Games That Time Forgot: Vib Ribbon
Then buzz it up
June 30th, 2005 at 16:00 by Stuart Heritage
It’s time for another Game That Time Forgot - a fond look back at a game that should have conquered the world, but didn’t. Today, it’s the turn of Vib Ribbon.
Vib Ribbon, released in 2000 for the PlayStation, polarised the video gaming population in a fingerclick. It simply didn’t bear any relationship to reality whatsoever. People either loved it or hated it. Naturally, hecklerspray loved it.
The heart of Vib Ribbon was a simple one. Press different buttons to jump over different obstacles. Easy. Except the game was wrapped in thirty thousand levels of weirdness to put you off.
You control a character by the name of Vibri - a jittery white
wireframe rabbit who runs along a single white line on a black screen.
If you jump over enough obstacles without making a mistake, Vibri turn
into a beautiful princess. Mis-time the jump, or press the wrong button, and she’ll devolve into a frog. And then a worm. And then she’ll die.
The game is incredible to look at - it’s so simplistic. A scribbly white rabbit running down one white line. That’s it. But when you start to mess up, the line goes bonkers and
starts to wobble about all over the place. This makes it difficult to
understand what’s going on, let alone time the jumps properly. And it hasn’t even started to get hard, yet.
As the game progresses, the obstacles combine, so you have to press
two buttons at once. And they come at you so fast, you slowly start to
lose your marbles.
"Is the jagged loop R1 and up?" you think as you start to panic, "or was that the combination for the spiked square? THINK, DAMMIT!". Gamers need a zen-like concentration level to even do remotely well at Vib Ribbon.
Frankly, gameplay alone would have been enough to hook hecklerspray, but that’s not even the best part.
Vib Ribbon is, at heart, a rhythm game. So it needs some
decent music to give it depth. Vib Ribbon’s music is possibly the best
in-game music you’ll ever hear, and it comes courtesy of evil geniuses Laugh And Peace. To call the tunes insanely catchy would be a grand understatement.
There’s Sunny Day - and a happier, more additive-crazed piece of music you’d be hard pushed to find. Sample lyrics - "Theres no time, Hurry up! Everything is so fantastic!" Or Overflowing Emotions,
a sad song about not being a baby of someone’s heart, with a
million-miles-an-hour middle eight that sounds like an explosion in a
drum factory that was only probably put in to make the game incredibly
hard for ten seconds.
When your brain can’t take any more of this fantastically A.D.D pop
music, the game unveils it’s joker: the game also works with regular music CDs. So
we put it to the test.
During our extensive testing, we discovered that Vib Ribbon hates the gentle pastoral folk music of Pink Moon by Nick Drake (CDs), and has no time for the claims that Histoire De Melody Nelson by Serge Gainsbourg (CDs)

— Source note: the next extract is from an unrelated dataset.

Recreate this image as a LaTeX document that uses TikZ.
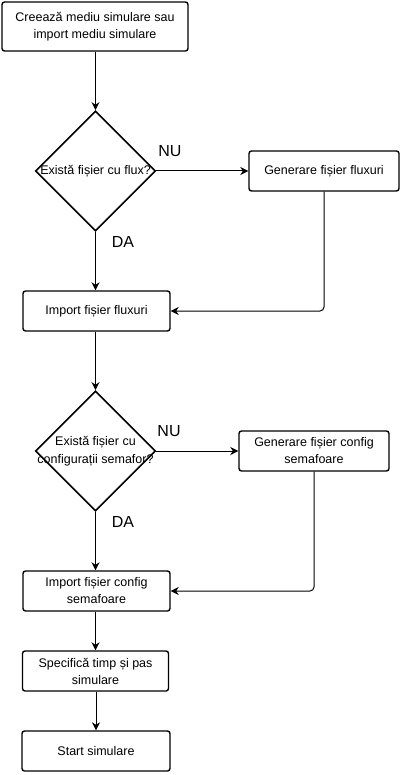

is a masterpiece. The game reacted violently to these pieces of music,
throwing relentless, spinning, crazy obstacles at us until we died before the first choruses of both CDs.

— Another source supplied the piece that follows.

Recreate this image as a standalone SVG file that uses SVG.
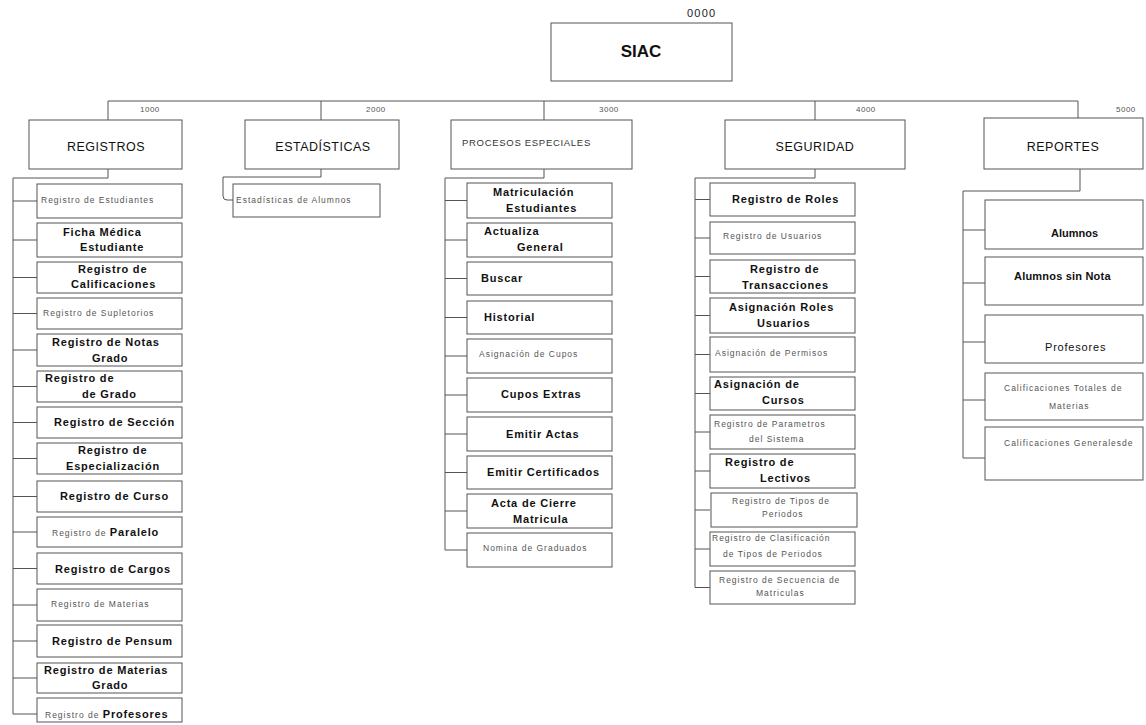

Vib Ribbon slightly prefers indie music. We Are Little Barrie by Little Barrie (CDs) and Loveless by My Bloody Valentine (CDs) calmed the game down somewhat. There were still some bizarre combinations of buttons to press, but at an easier pace.
Confusingly, Vib Ribbon gave the easiest ride to the music we thought would be hardest for it to cope with - Speakerboxxx by Outkast (CDs) and Anything Is Possible by psychedelic Brazillians Os Mutantes (CDs). hecklerspray managed to finish both CDs.
With the European release of the Playstation Portable around the corner, we can’t think of a game we’d like to see on the handheld console more than Vib Ribbon. It’s the nicest advert for mental illness around.